Gelir Vergisi Kanunu’nun 37. maddesinde; her türlü ticari ve sınai faaliyetlerden doğan kazançların ticari kazanç olduğu belirtilmiş, kollektif ortaklıklarda ortakların, adi veya eshamlı komandit ortaklıklarda ise komandite ortakların, ortaklıklarından aldıkları payların şahsi ticari kazanç hükmünde olduğu, hüküm altına alınmıştır.

Yukarıdaki madde hükmüne göre kollektif şirketlerin ayrı bir tüzel kişiliği olmasına rağmen, yıllık gelir vergisi yönünden kanun doğrudan doğruya ortaklığı vergilemek yerine, şirketin ortağı olan gerçek kişileri gelir vergisi mükellefi kabul etmiştir. Yani adi ortaklıklarda olduğu gibi ortaklık değil ortaklar ayrı ayrı vergilendirilmektedir.


Şimdi diyeceksiniz ki, biz bunları biliyoruz bunlar genel bilinen gerçekler serbest bölgede ki avantajı nerede? Açıklayalım!

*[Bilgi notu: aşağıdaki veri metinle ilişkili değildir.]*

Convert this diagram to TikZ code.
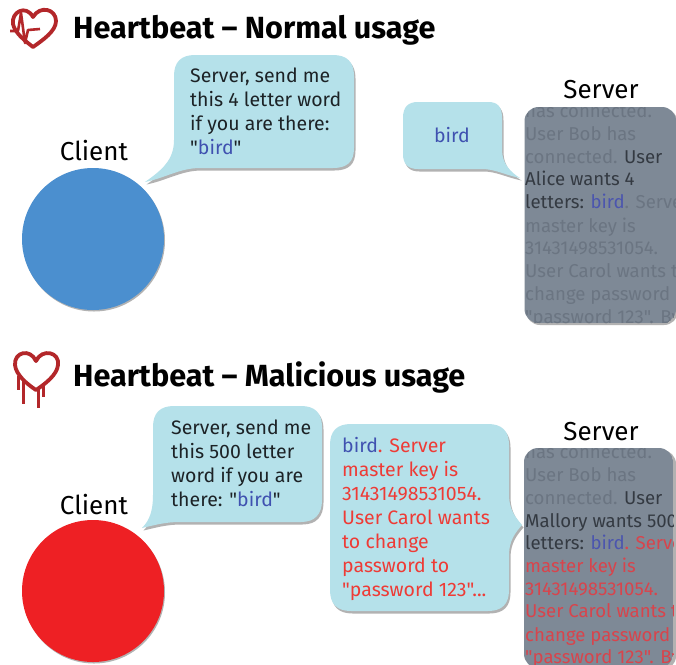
\documentclass[tikz,border=0pt]{standalone}
\usepackage{fontspec}
\setmainfont{Fira Sans}[Ligatures=TeXOff]
\definecolor{bub}{HTML}{B5E1EA}
\definecolor{bl}{HTML}{3F51B0}
\definecolor{rd}{HTML}{EE3B36}
\definecolor{ink}{HTML}{1C2226}
\definecolor{srv}{HTML}{7E8996}
\definecolor{fade}{HTML}{6B7582}
\definecolor{dk}{HTML}{343A42}
\definecolor{sbl}{HTML}{4B55AE}
\definecolor{srd}{HTML}{D8444C}
\definecolor{hrt}{HTML}{B3272A}
\definecolor{cblue}{HTML}{4B8FCF}
\definecolor{cred}{HTML}{EE2024}
\tikzset{x=1pt,y=-1pt,
 txt/.style={anchor=base west,inner sep=0pt,font=\fontsize{19.5}{22}\selectfont,text=ink},
 stxt/.style={anchor=base west,inner sep=0pt,font=\fontsize{18.6}{22}\selectfont,text=fade},
 lab/.style={anchor=base,inner sep=0pt,font=\fontsize{26}{30}\selectfont,text=black},
 ttl/.style={anchor=base west,inner sep=0pt,font=\fontsize{30.6}{34}\selectfont\bfseries,text=black},
 shad/.style={fill=black!55!white,opacity=.55},
 bubblefill/.style={fill=bub},
 heart/.style={draw=hrt,line width=3.8pt,line join=round,line cap=round}}
\begin{document}
\begin{tikzpicture}
\useasboundingbox (0,0) rectangle (676,664);
\fill[white] (0,0) rectangle (676,664);
% --- top heart
\draw[heart] (33,47) .. controls (24,40) and (15,33) .. (13,24) .. controls (11,12) and (26,4) .. (33,17) .. controls (40,5) and (56,9) .. (56,21) .. controls (56,31) and (43,40) .. (33,47) -- cycle;
\draw[hrt,line width=2.6pt,line join=round] (10,31) -- (18,31) -- (21,13) -- (25,43) -- (28,30) -- (40,29);
\node[ttl] (t1) at (73,38.5) {Heartbeat – Normal usage};
% --- top client
\fill[shad] (94,240.5) circle (71);
\node[circle,minimum size=142pt,inner sep=0pt,fill=cblue] (c1) at (93,239) {};
\node[lab] (cl1) at (94,160) {Client};
% --- bubble 1
\def\bubA{(174,76) .. controls (174,62) and (181,55) .. (195,55) -- (333,55) .. controls (347,55) and (354,62) .. (354,76) -- (354,148) .. controls (354,162) and (347,168) .. (333,168) -- (200,168) .. controls (180,168) and (165,178) .. (145,182) .. controls (162,170) and (174,160) .. (174,140) -- cycle}
\begin{scope}[shift={(1.5,2.5)}]\fill[shad] \bubA;\end{scope}
\fill[bubblefill] \bubA;
\node[txt] (a1) at (190,82) {Server, send me};
\node[txt] (a2) at (190,106) {this 4 letter word};
\node[txt] (a3) at (190,130) {if you are there:};
\node[txt] (a4) at (190,154) {"\textcolor{bl}{bird}"};
% --- bubble 2
\def\bubB{(403,118) .. controls (403,107) and (408,102) .. (418,102) -- (488,102) .. controls (498,102) and (502,107) .. (502,118) -- (502,150) .. controls (502,163) and (510,172) .. (520,178) .. controls (505,175) and (495,169) .. (482,169) -- (418,169) .. controls (408,169) and (403,164) .. (403,154) -- cycle}
\begin{scope}[shift={(1.5,2.5)}]\fill[shad] \bubB;\end{scope}
\fill[bubblefill] \bubB;
\node[txt,anchor=base,text=bl] (b1) at (452,142) {bird};
% --- server 1
\node[lab] (s1) at (601,98) {Server};
\fill[shad,rounded corners=14pt] (526,109) rectangle (678,325);
\begin{scope}
\path[clip,rounded corners=14pt] (524.5,107) rectangle (676,323);
\fill[srv] (524,107) rectangle (676,323);
\node[stxt] (s1a) at (525,117.5) {has connected.};
\node[stxt] (s1b) at (525,140) {User Bob has};
\node[stxt] (s1c) at (525,163) {connected. \textcolor{dk}{User}};
\node[stxt,text=dk] (s1d) at (525,185) {Alice wants 4};
\node[stxt,text=dk] (s1e) at (525,208) {letters: \textcolor{sbl}{bird}\textcolor{fade}{. Server}};
\node[stxt] (s1f) at (525,232) {master key is};
\node[stxt] (s1g) at (525,254) {31431498531054.};
\node[stxt] (s1h) at (525,277) {User Carol wants to};
\node[stxt] (s1i) at (525,300) {change password};
\node[stxt] (s1j) at (525,323) {"password 123". Bye};
\end{scope}
% --- bottom heart
\draw[heart] (36,390) .. controls (27,384) and (16,375) .. (15,365) .. controls (14,352) and (30,348) .. (36,361) .. controls (42,348) and (60,352) .. (58,365) .. controls (57,375) and (45,384) .. (36,390) -- cycle;
\draw[hrt,line width=3pt] (18,376) -- (18,390);
\draw[hrt,line width=3pt] (23,380) -- (23,404);
\draw[hrt,line width=3pt] (38,388) -- (38,408);
\draw[hrt,line width=3pt] (43,386) -- (43,397);
\node[ttl] (t2) at (73,386) {Heartbeat – Malicious usage};
% --- bottom client
\fill[shad] (94,592.5) circle (71);
\node[circle,minimum size=142pt,inner sep=0pt,fill=cred] (c2) at (93,591) {};
\node[lab] (cl2) at (94,514) {Client};
% --- bubble 3
\def\bubC{(153,427) .. controls (153,413) and (160,406) .. (174,406) -- (301,406) .. controls (315,406) and (322,413) .. (322,427) -- (322,500) .. controls (322,514) and (315,522) .. (301,522) -- (180,522) .. controls (165,522) and (155,525) .. (142,528) .. controls (150,520) and (153,510) .. (153,495) -- cycle}
\begin{scope}[shift={(1.5,2.5)}]\fill[shad] \bubC;\end{scope}
\fill[bubblefill] \bubC;
\node[txt] (d1) at (171,434) {Server, send me};
\node[txt] (d2) at (171,458) {this 500 letter};
\node[txt] (d3) at (171,482) {word if you are};
\node[txt] (d4) at (171,506) {there: "\textcolor{bl}{bird}"};
% --- bubble 4
\def\bubD{(330,445) .. controls (330,431) and (337,424) .. (351,424) -- (488,424) .. controls (502,424) and (509,431) .. (509,445) -- (509,495) .. controls (509,510) and (516,518) .. (522,525) .. controls (516,532) and (509,540) .. (509,555) -- (509,590) .. controls (509,604) and (502,611) .. (488,611) -- (351,611) .. controls (337,611) and (330,604) .. (330,590) -- cycle}
\begin{scope}[shift={(1.5,2.5)}]\fill[shad] \bubD;\end{scope}
\fill[bubblefill] \bubD;
\node[txt,text=rd] (e1) at (342,452) {\textcolor{bl}{bird}. Server};
\node[txt,text=rd] (e2) at (342,476) {master key is};
\node[txt,text=rd] (e3) at (342,500) {31431498531054.};
\node[txt,text=rd] (e4) at (342,524) {User Carol wants};
\node[txt,text=rd] (e5) at (342,548) {to change};
\node[txt,text=rd] (e6) at (342,572) {password to};
\node[txt,text=rd] (e7) at (342,596) {"password 123"...};
% --- server 2
\node[lab] (s2) at (601,440) {Server};
\fill[shad,rounded corners=14pt] (526,450) rectangle (676,670);
\begin{scope}
\path[clip,rounded corners=14pt] (524,448) rectangle (673,668);
\fill[srv] (524,448) rectangle (673,668);
\node[stxt] (s2a) at (525,458) {has connected.};
\node[stxt] (s2b) at (525,481) {User Bob has};
\node[stxt] (s2c) at (525,504) {connected. \textcolor{dk}{User}};
\node[stxt,text=dk] (s2d) at (525,527) {Mallory wants 500};
\node[stxt,text=dk] (s2e) at (525,549) {letters: \textcolor{sbl}{bird}\textcolor{srd}{. Server}};
\node[stxt,text=srd] (s2f) at (525,572) {master key is};
\node[stxt,text=srd] (s2g) at (525,595) {31431498531054.};
\node[stxt,text=srd] (s2h) at (525,617) {User Carol wants to};
\node[stxt,text=srd] (s2i) at (525,641) {change password};
\node[stxt,text=srd] (s2j) at (525,663) {"password 123". Bye};
\end{scope}
\end{tikzpicture}
\end{document}
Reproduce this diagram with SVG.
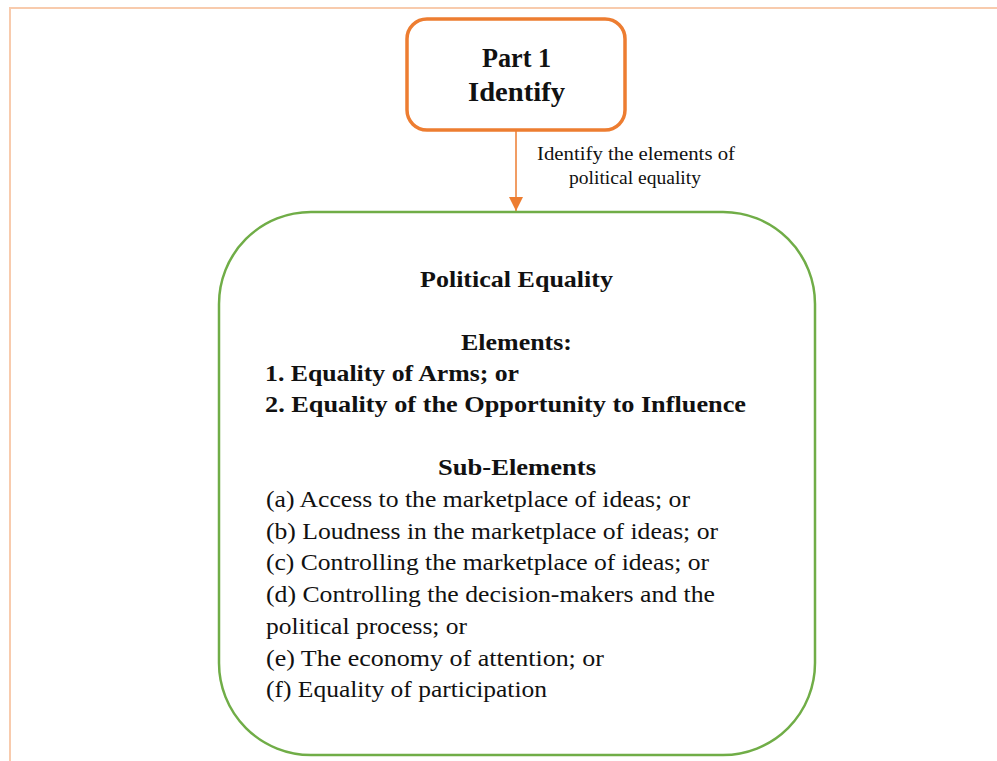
<svg xmlns="http://www.w3.org/2000/svg" width="997" height="761" viewBox="0 0 997 761">
  <style>
    .serif { font-family: "Liberation Serif", "Times New Roman", serif; fill: #111; }
    .title { font-size: 27px; font-weight: bold; text-anchor: middle; }
    .head { font-size: 23px; font-weight: bold; }
    .item { font-size: 24px; }
    .note { font-size: 18.5px; text-anchor: middle; }
    .frame { stroke: #f8cbad; stroke-width: 2; fill: none; }
  </style>
  <defs>
    <marker id="arrow" viewBox="0 0 14 14" refX="14" refY="7" markerWidth="14" markerHeight="14" markerUnits="userSpaceOnUse" orient="auto">
      <path d="M0,0 L14,7 L0,14 Z" fill="#ed7d31"/>
    </marker>
  </defs>

  <rect width="997" height="761" fill="#ffffff"/>

  <!-- page frame -->
  <path class="frame" d="M997,8 H10 V761"/>

  <!-- connectors -->
  <g id="connectors">
    <line x1="516" y1="131" x2="516" y2="211" stroke="#ed7d31" stroke-width="1.5" marker-end="url(#arrow)"/>
    <text class="serif note" x="636" y="160" textLength="198" lengthAdjust="spacingAndGlyphs">Identify the elements of</text>
    <text class="serif note" x="635" y="184" textLength="132" lengthAdjust="spacingAndGlyphs">political equality</text>
  </g>

  <!-- top step -->
  <g id="part1">
    <rect x="407" y="19" width="218" height="111" rx="20" ry="20" fill="#ffffff" stroke="#ed7d31" stroke-width="3.5"/>
    <text class="serif title" x="516.5" y="67" textLength="69" lengthAdjust="spacingAndGlyphs">Part 1</text>
    <text class="serif title" x="516.5" y="101" textLength="97" lengthAdjust="spacingAndGlyphs">Identify</text>
  </g>

  <!-- political equality block -->
  <g id="political-equality">
    <rect x="219" y="212" width="596" height="543" rx="92" ry="92" fill="#ffffff" stroke="#70ad47" stroke-width="2.5"/>
    <text class="serif head" x="516.5" y="287" text-anchor="middle" textLength="193" lengthAdjust="spacingAndGlyphs">Political Equality</text>
    <text class="serif head" x="516.5" y="350" text-anchor="middle" textLength="111" lengthAdjust="spacingAndGlyphs">Elements:</text>
    <text class="serif head" x="265" y="381" textLength="254" lengthAdjust="spacingAndGlyphs">1. Equality of Arms; or</text>
    <text class="serif head" x="265" y="412" textLength="481" lengthAdjust="spacingAndGlyphs">2. Equality of the Opportunity to Influence</text>
    <text class="serif head" x="517" y="475" text-anchor="middle" textLength="158" lengthAdjust="spacingAndGlyphs">Sub-Elements</text>
    <text class="serif item" x="266" y="507" textLength="424" lengthAdjust="spacingAndGlyphs">(a) Access to the marketplace of ideas; or</text>
    <text class="serif item" x="266" y="539" textLength="452" lengthAdjust="spacingAndGlyphs">(b) Loudness in the marketplace of ideas; or</text>
    <text class="serif item" x="266" y="570" textLength="443" lengthAdjust="spacingAndGlyphs">(c) Controlling the marketplace of ideas; or</text>
    <text class="serif item" x="266" y="602" textLength="449" lengthAdjust="spacingAndGlyphs">(d) Controlling the decision-makers and the</text>
    <text class="serif item" x="266" y="634" textLength="201" lengthAdjust="spacingAndGlyphs">political process; or</text>
    <text class="serif item" x="266" y="666" textLength="338" lengthAdjust="spacingAndGlyphs">(e) The economy of attention; or</text>
    <text class="serif item" x="266" y="697" textLength="281" lengthAdjust="spacingAndGlyphs">(f) Equality of participation</text>
  </g>
</svg>
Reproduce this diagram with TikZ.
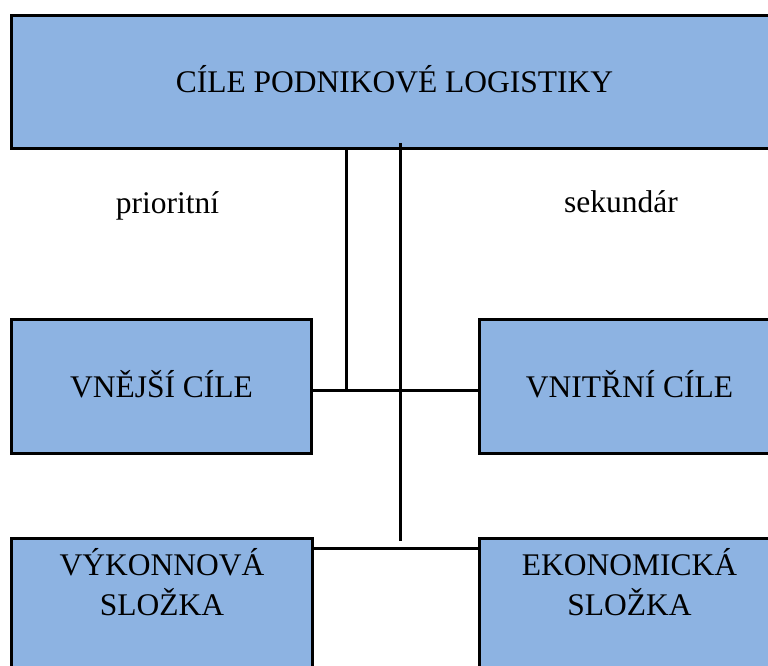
\documentclass[tikz,border=0pt]{standalone}
\usepackage{fontspec}
\setmainfont{Liberation Serif}
\definecolor{boxblue}{HTML}{8DB3E2}
\begin{document}
\begin{tikzpicture}[x=1pt,y=-1pt,
  box/.style={draw=black, line width=3pt, fill=boxblue, rectangle, inner sep=0pt, anchor=north west},
  txt/.style={font=\fontsize{31.5}{40}\selectfont, inner sep=0pt, anchor=base},
  conn/.style={line width=3pt, draw=black}]
\useasboundingbox (0,0) rectangle (768,666);
\clip (0,0) rectangle (768,666);
\fill[white] (0,0) rectangle (768,666);
% boxes
\node[box, minimum width=766pt, minimum height=133pt] (top) at (10,14) {};
\node[box, minimum width=300pt, minimum height=134pt] (vne) at (10,318) {};
\node[box, minimum width=300pt, minimum height=134pt] (vni) at (478,318) {};
\node[box, minimum width=301pt, minimum height=134pt] (vyk) at (10,537) {};
\node[box, minimum width=300pt, minimum height=134pt] (eko) at (478,537) {};
% texts
\node[txt] (ttop) at (top.center |- 0,93) {CÍLE PODNIKOVÉ LOGISTIKY};
\node[txt] (tvne) at (vne.center |- 0,397) {VNĚJŠÍ CÍLE};
\node[txt] (tvni) at (vni.center |- 0,397) {VNITŘNÍ CÍLE};
\node[txt] (tvyk1) at (vyk.center |- 0,575) {VÝKONNOVÁ};
\node[txt] (tvyk2) at (vyk.center |- 0,615) {SLOŽKA};
\node[txt] (teko1) at (eko.center |- 0,575) {EKONOMICKÁ};
\node[txt] (teko2) at (eko.center |- 0,615) {SLOŽKA};
\node[txt] (prio) at (167.5,213) {prioritní};
\node[txt] (seku) at (621,212) {sekundár};
% connectors
\coordinate (j1) at (346,390);
\coordinate (a2) at (400,143);
\coordinate (b2) at (400,541);
\coordinate (h2) at (0,548);
\draw[conn] (top.south -| j1) -- (j1);
\draw[conn] (vne.east |- j1) -- (vni.west |- j1);
\draw[conn] (a2) -- (b2);
\draw[conn] (vyk.east |- h2) -- (eko.west |- h2);
\end{tikzpicture}
\end{document}
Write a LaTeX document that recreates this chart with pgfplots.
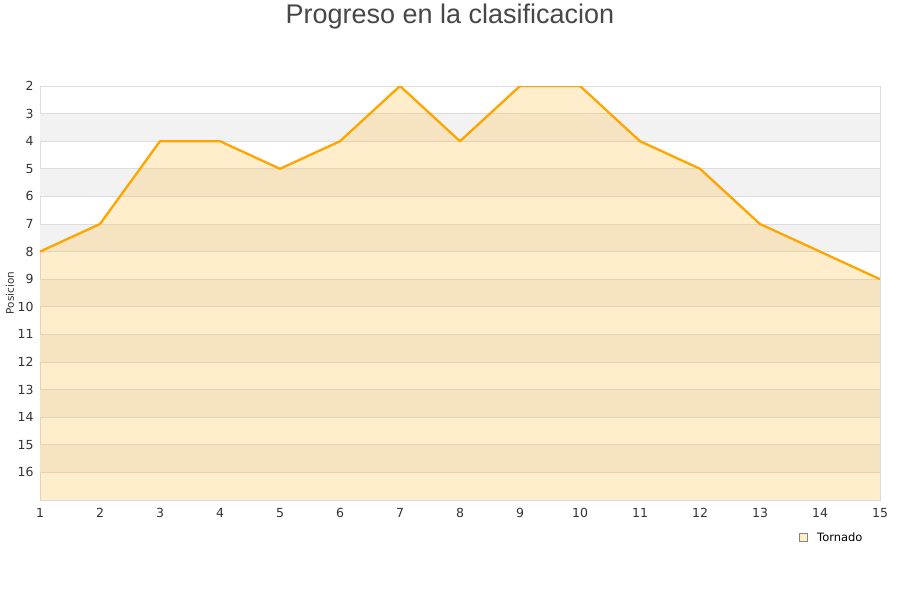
\documentclass[border=0pt]{standalone}
\usepackage{pgfplots}
\pgfplotsset{compat=1.18}
\usepackage{fontspec}
\setmainfont{DejaVu Sans}
\newfontfamily\titlefont{Liberation Sans}
\definecolor{lineC}{HTML}{FFA500}
\definecolor{areaC}{HTML}{FFB223}
\definecolor{bandC}{HTML}{F2F2F2}
\definecolor{gridC}{HTML}{DCDCDC}
\definecolor{txtC}{HTML}{333333}
\begin{document}
\begin{tikzpicture}[x=1pt,y=1pt]
\useasboundingbox (0,0) rectangle (900,600);
\node[font=\titlefont\fontsize{27}{30}\selectfont, text=txtC!90] at (450,583) {Progreso en la clasificacion};
\begin{axis}[
  at={(40pt,100pt)}, anchor=south west,
  scale only axis, width=840pt, height=414pt,
  xmin=1, xmax=15, ymin=2, ymax=17, y dir=reverse,
  xtick={1,...,15}, ytick={2,...,16},
  major tick length=0pt,
  axis line style={gridC, line width=0.8pt},
  tick label style={font=\fontsize{12.5}{14}\selectfont, text=txtC},
  /pgf/number format/assume math mode=true,
  ylabel={Posicion}, ylabel style={font=\fontsize{10.5}{12}\selectfont, text=txtC, at={(-30pt,0.5)}, anchor=center},
  xticklabel style={yshift=-5pt},
  yticklabel style={xshift=-3pt},
  clip=true,
]
  % alternating horizontal bands
  \fill[bandC] (axis cs:1,3) rectangle (axis cs:15,4);
  \fill[bandC] (axis cs:1,5) rectangle (axis cs:15,6);
  \fill[bandC] (axis cs:1,7) rectangle (axis cs:15,8);
  \fill[bandC] (axis cs:1,9) rectangle (axis cs:15,10);
  \fill[bandC] (axis cs:1,11) rectangle (axis cs:15,12);
  \fill[bandC] (axis cs:1,13) rectangle (axis cs:15,14);
  \fill[bandC] (axis cs:1,15) rectangle (axis cs:15,16);
  % horizontal grid lines
  \pgfplotsinvokeforeach{3,...,16}{
    \draw[gridC, line width=0.8pt] (axis cs:1,#1) -- (axis cs:15,#1);
  }
  % shaded area below the line
  \addplot[draw=none, fill=areaC, fill opacity=0.23] coordinates {
    (1,8) (2,7) (3,4) (4,4) (5,5) (6,4) (7,2) (8,4)
    (9,2) (10,2) (11,4) (12,5) (13,7) (14,8) (15,9) (15,17) (1,17)
  } -- cycle;
  % position line
  \addplot[lineC, line width=2.3pt, line join=round] coordinates {
    (1,8) (2,7) (3,4) (4,4) (5,5) (6,4) (7,2) (8,4)
    (9,2) (10,2) (11,4) (12,5) (13,7) (14,8) (15,9)
  };
\end{axis}
% legend
\draw[gridC!60!black, fill=areaC!25] (799,59) rectangle (807,67);
\node[anchor=west, font=\fontsize{11.5}{13}\selectfont, text=black, inner sep=0pt] at (817,63) {Tornado};
\end{tikzpicture}
\end{document}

Kollektif şirket ortaklarının şirket tüzel kişiliği olarak değil ortakların ayrı ayrı vergilendirilmesinde, ortakların elde ettikleri kazanç ticari kazanç hükmünde olduğu için, serbest bölgeler kanununda ise elde edilen ticari kazanç vergiden müstesna bulunması nedeniyle ortaklar herhangi bir vergi ödemeyeceklerdir. Aslında buraya kadar da diğer tüzel kişilerin, (anonim şirketlerin ve limited şirketlerin) vergilendirilmesi yönünden bir farklılık bulunmamaktadır. Ancak limited ve anonim şirketlerin elde ettikleri karın, gerçek kişi ortaklara dağıtımı GVK 94. madde hükmüne göre ayrıca vergilendirilmesi gerekmektedir. Kollektif şirketlerde ise, ortaklarının gerçek kişi olması nedeniyle zaten ayrıca bir kar payı dağıtımı söz konusu olmayacaktır. Dolayısıyla kâr dağıtımı söz konusu olmadığı için ayrıca bir vergilendirme de söz konusu olmayacaktır. Bu şekilde de serbest bölgede kollektif şirket şeklinde faaliyet gösterilmesi diğer şirket şekillerine göre vergilendirme açısından daha avantajlı hale gelmektedir.
 

Bu şekilde önemli bir maliyet unsuru olan vergi; hem ticari faaliyet kapsamında istisna kapsamında olurken, hem de kar dağıtımı söz konusu olmadığı için ayrıca bir vergilendirme söz konusu olmayacaktır. Mükellefler ise bu şekilde “sıfır” vergi ile iş yapmanın keyfine varacaklardır.

Ne dersiniz, işlevini yitirmekte olan kollektif şirketler vergisel avantajları ile yeniden gündeme gelecek mi?